=== Supplied material ===

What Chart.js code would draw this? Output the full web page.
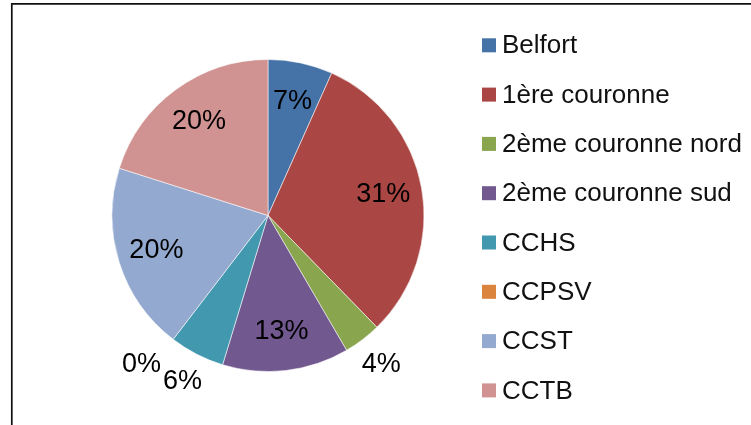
<!DOCTYPE html>
<html>
<head>
<meta charset="utf-8">
<script src="https://cdn.jsdelivr.net/npm/chart.js@4/dist/chart.umd.min.js"></script>
<style>
  html, body { margin: 0; padding: 0; background: #fff; }
  canvas { display: block; }
</style>
</head>
<body>
<canvas id="chart" width="751" height="425"></canvas>
<script>
// Share per zone
const zones = ['Belfort', '1ère couronne', '2ème couronne nord', '2ème couronne sud', 'CCHS', 'CCPSV', 'CCST', 'CCTB'];
const shares = [6.7, 31.0, 3.9, 13.1, 5.7, 0, 19.5, 20.1];
const colors = ['#4572A7', '#AA4643', '#89A54E', '#71588F', '#4198AF', '#DB843D', '#93A9CF', '#D19392'];

const FONT = '26px "Liberation Sans", Arial, sans-serif';
const LABEL_FONT = '27px "Liberation Sans", Arial, sans-serif';

// outer frame (top + left border of the original chart box)
const framePlugin = {
  id: 'frame',
  beforeDraw(chart) {
    const ctx = chart.ctx;
    ctx.save();
    ctx.strokeStyle = '#111';
    ctx.lineWidth = 1.7;
    ctx.beginPath();
    ctx.moveTo(11.8, 425);
    ctx.lineTo(11.8, 3.8);
    ctx.lineTo(751, 3.8);
    ctx.stroke();
    ctx.restore();
  }
};

// percentage labels, inside big slices, outside small ones
const pctLabels = {
  id: 'pctLabels',
  afterDatasetsDraw(chart) {
    const ctx = chart.ctx;
    const data = chart.data.datasets[0].data;
    const total = data.reduce((a, b) => a + b, 0);
    const placed = [];
    ctx.save();
    ctx.font = LABEL_FONT;
    ctx.fillStyle = '#000';
    ctx.textAlign = 'center';
    ctx.textBaseline = 'middle';
    chart.getDatasetMeta(0).data.forEach((arc, i) => {
      const p = arc.getProps(['x', 'y', 'startAngle', 'endAngle', 'outerRadius'], true);
      const pct = data[i] / total * 100;
      const txt = Math.round(pct) + '%';
      const mid = (p.startAngle + p.endAngle) / 2;
      const inside = pct >= 6.5;
      const r = p.outerRadius * (inside ? 0.75 : 1.2);
      let x = p.x + Math.cos(mid) * r;
      let y = p.y + Math.sin(mid) * r;
      const w = ctx.measureText(txt).width, h = 22;
      if (!inside) {
        placed.forEach(b => {
          if (Math.abs(b.x - x) < (b.w + w) / 2 && Math.abs(b.y - y) < (b.h + h) / 2) {
            const dir = x < p.x ? -1 : 1;
            x = b.x + dir * ((b.w + w) / 2 + 2);
          }
        });
        placed.push({ x, y, w, h });
      }
      ctx.fillText(txt, x, y);
    });
    ctx.restore();
  }
};

// legend on the right, square swatches
const sideLegend = {
  id: 'sideLegend',
  afterDraw(chart) {
    const ctx = chart.ctx;
    const labels = chart.data.labels;
    const bg = chart.data.datasets[0].backgroundColor;
    ctx.save();
    ctx.font = FONT;
    ctx.textBaseline = 'middle';
    ctx.textAlign = 'left';
    labels.forEach((lab, i) => {
      const cy = 45.3 + i * 49.3;
      ctx.fillStyle = bg[i];
      ctx.fillRect(482, cy - 7, 14, 14);
      ctx.fillStyle = '#111';
      ctx.fillText(lab, 502, cy + 1);
    });
    ctx.restore();
  }
};

new Chart(document.getElementById('chart'), {
  type: 'pie',
  data: {
    labels: zones,
    datasets: [{
      data: shares,
      backgroundColor: colors,
      borderColor: 'rgba(255,255,255,0.55)',
      borderWidth: 1
    }]
  },
  options: {
    responsive: false,
    animation: false,
    radius: 156,
    layout: { padding: { left: 112, right: 327, top: 59.5, bottom: 53.5 } },
    plugins: {
      legend: { display: false },
      tooltip: { enabled: false }
    }
  },
  plugins: [framePlugin, pctLabels, sideLegend]
});
</script>
</body>
</html>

===

**What is needed**.
Omit pictures; set down the rest of the material word for word.

**Task solution**.
What Chart.js code would draw this? Output the full web page.
<!DOCTYPE html>
<html>
<head>
<meta charset="utf-8">
<script src="https://cdn.jsdelivr.net/npm/chart.js@4/dist/chart.umd.min.js"></script>
<style>
  html, body { margin: 0; padding: 0; background: #fff; }
  canvas { display: block; }
</style>
</head>
<body>
<canvas id="chart" width="751" height="425"></canvas>
<script>
// Share per zone
const zones = ['Belfort', '1ère couronne', '2ème couronne nord', '2ème couronne sud', 'CCHS', 'CCPSV', 'CCST', 'CCTB'];
const shares = [6.7, 31.0, 3.9, 13.1, 5.7, 0, 19.5, 20.1];
const colors = ['#4572A7', '#AA4643', '#89A54E', '#71588F', '#4198AF', '#DB843D', '#93A9CF', '#D19392'];

const FONT = '26px "Liberation Sans", Arial, sans-serif';
const LABEL_FONT = '27px "Liberation Sans", Arial, sans-serif';

// outer frame (top + left border of the original chart box)
const framePlugin = {
  id: 'frame',
  beforeDraw(chart) {
    const ctx = chart.ctx;
    ctx.save();
    ctx.strokeStyle = '#111';
    ctx.lineWidth = 1.7;
    ctx.beginPath();
    ctx.moveTo(11.8, 425);
    ctx.lineTo(11.8, 3.8);
    ctx.lineTo(751, 3.8);
    ctx.stroke();
    ctx.restore();
  }
};

// percentage labels, inside big slices, outside small ones
const pctLabels = {
  id: 'pctLabels',
  afterDatasetsDraw(chart) {
    const ctx = chart.ctx;
    const data = chart.data.datasets[0].data;
    const total = data.reduce((a, b) => a + b, 0);
    const placed = [];
    ctx.save();
    ctx.font = LABEL_FONT;
    ctx.fillStyle = '#000';
    ctx.textAlign = 'center';
    ctx.textBaseline = 'middle';
    chart.getDatasetMeta(0).data.forEach((arc, i) => {
      const p = arc.getProps(['x', 'y', 'startAngle', 'endAngle', 'outerRadius'], true);
      const pct = data[i] / total * 100;
      const txt = Math.round(pct) + '%';
      const mid = (p.startAngle + p.endAngle) / 2;
      const inside = pct >= 6.5;
      const r = p.outerRadius * (inside ? 0.75 : 1.2);
      let x = p.x + Math.cos(mid) * r;
      let y = p.y + Math.sin(mid) * r;
      const w = ctx.measureText(txt).width, h = 22;
      if (!inside) {
        placed.forEach(b => {
          if (Math.abs(b.x - x) < (b.w + w) / 2 && Math.abs(b.y - y) < (b.h + h) / 2) {
            const dir = x < p.x ? -1 : 1;
            x = b.x + dir * ((b.w + w) / 2 + 2);
          }
        });
        placed.push({ x, y, w, h });
      }
      ctx.fillText(txt, x, y);
    });
    ctx.restore();
  }
};

// legend on the right, square swatches
const sideLegend = {
  id: 'sideLegend',
  afterDraw(chart) {
    const ctx = chart.ctx;
    const labels = chart.data.labels;
    const bg = chart.data.datasets[0].backgroundColor;
    ctx.save();
    ctx.font = FONT;
    ctx.textBaseline = 'middle';
    ctx.textAlign = 'left';
    labels.forEach((lab, i) => {
      const cy = 45.3 + i * 49.3;
      ctx.fillStyle = bg[i];
      ctx.fillRect(482, cy - 7, 14, 14);
      ctx.fillStyle = '#111';
      ctx.fillText(lab, 502, cy + 1);
    });
    ctx.restore();
  }
};

new Chart(document.getElementById('chart'), {
  type: 'pie',
  data: {
    labels: zones,
    datasets: [{
      data: shares,
      backgroundColor: colors,
      borderColor: 'rgba(255,255,255,0.55)',
      borderWidth: 1
    }]
  },
  options: {
    responsive: false,
    animation: false,
    radius: 156,
    layout: { padding: { left: 112, right: 327, top: 59.5, bottom: 53.5 } },
    plugins: {
      legend: { display: false },
      tooltip: { enabled: false }
    }
  },
  plugins: [framePlugin, pctLabels, sideLegend]
});
</script>
</body>
</html>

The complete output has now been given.